[Supplied material start]

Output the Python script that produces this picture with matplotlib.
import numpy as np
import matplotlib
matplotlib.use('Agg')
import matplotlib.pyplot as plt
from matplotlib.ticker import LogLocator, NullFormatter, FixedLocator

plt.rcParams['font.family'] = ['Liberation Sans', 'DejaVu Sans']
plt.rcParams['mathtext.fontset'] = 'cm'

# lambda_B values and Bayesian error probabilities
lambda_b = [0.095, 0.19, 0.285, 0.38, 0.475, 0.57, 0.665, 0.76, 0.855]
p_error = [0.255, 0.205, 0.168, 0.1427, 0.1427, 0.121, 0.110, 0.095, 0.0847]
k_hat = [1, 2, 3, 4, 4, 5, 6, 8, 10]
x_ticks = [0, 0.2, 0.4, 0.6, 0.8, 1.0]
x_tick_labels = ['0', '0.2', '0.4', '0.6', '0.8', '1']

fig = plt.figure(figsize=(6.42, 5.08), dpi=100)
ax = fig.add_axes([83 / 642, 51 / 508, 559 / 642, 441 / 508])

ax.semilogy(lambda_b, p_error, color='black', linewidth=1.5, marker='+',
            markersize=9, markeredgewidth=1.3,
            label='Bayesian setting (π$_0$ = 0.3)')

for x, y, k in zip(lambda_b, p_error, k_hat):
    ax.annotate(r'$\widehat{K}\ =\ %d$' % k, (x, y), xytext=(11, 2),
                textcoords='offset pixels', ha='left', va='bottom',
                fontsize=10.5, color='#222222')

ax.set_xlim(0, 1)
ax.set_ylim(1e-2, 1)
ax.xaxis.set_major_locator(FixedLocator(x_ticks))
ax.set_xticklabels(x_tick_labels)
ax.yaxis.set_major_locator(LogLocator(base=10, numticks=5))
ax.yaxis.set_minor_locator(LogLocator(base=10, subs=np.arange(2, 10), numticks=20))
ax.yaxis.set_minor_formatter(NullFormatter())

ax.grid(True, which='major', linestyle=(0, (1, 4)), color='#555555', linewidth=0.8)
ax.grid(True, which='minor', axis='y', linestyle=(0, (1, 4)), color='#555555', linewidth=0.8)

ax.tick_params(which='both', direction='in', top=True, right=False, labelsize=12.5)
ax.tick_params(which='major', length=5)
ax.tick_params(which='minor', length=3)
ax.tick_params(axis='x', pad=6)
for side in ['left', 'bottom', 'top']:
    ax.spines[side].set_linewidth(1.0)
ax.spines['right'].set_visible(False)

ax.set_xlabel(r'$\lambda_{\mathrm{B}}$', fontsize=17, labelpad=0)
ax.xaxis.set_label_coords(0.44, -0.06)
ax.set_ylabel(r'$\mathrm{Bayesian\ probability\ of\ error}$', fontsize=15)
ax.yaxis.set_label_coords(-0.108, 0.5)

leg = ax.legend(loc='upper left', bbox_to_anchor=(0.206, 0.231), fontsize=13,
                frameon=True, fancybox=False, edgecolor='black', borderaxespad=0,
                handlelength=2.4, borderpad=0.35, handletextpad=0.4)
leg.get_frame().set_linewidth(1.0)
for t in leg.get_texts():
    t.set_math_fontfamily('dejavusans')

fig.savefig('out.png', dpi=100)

[Supplied material end]

> Task brief:
Everything from the first line of the material through the line containing "plt.rcParams['mathtext.fontset'] = 'cm'" is to be printed exactly; lines after that are to be left out.

> Solution for this task:
Output the Python script that produces this picture with matplotlib.
import numpy as np
import matplotlib
matplotlib.use('Agg')
import matplotlib.pyplot as plt
from matplotlib.ticker import LogLocator, NullFormatter, FixedLocator

plt.rcParams['font.family'] = ['Liberation Sans', 'DejaVu Sans']
plt.rcParams['mathtext.fontset'] = 'cm'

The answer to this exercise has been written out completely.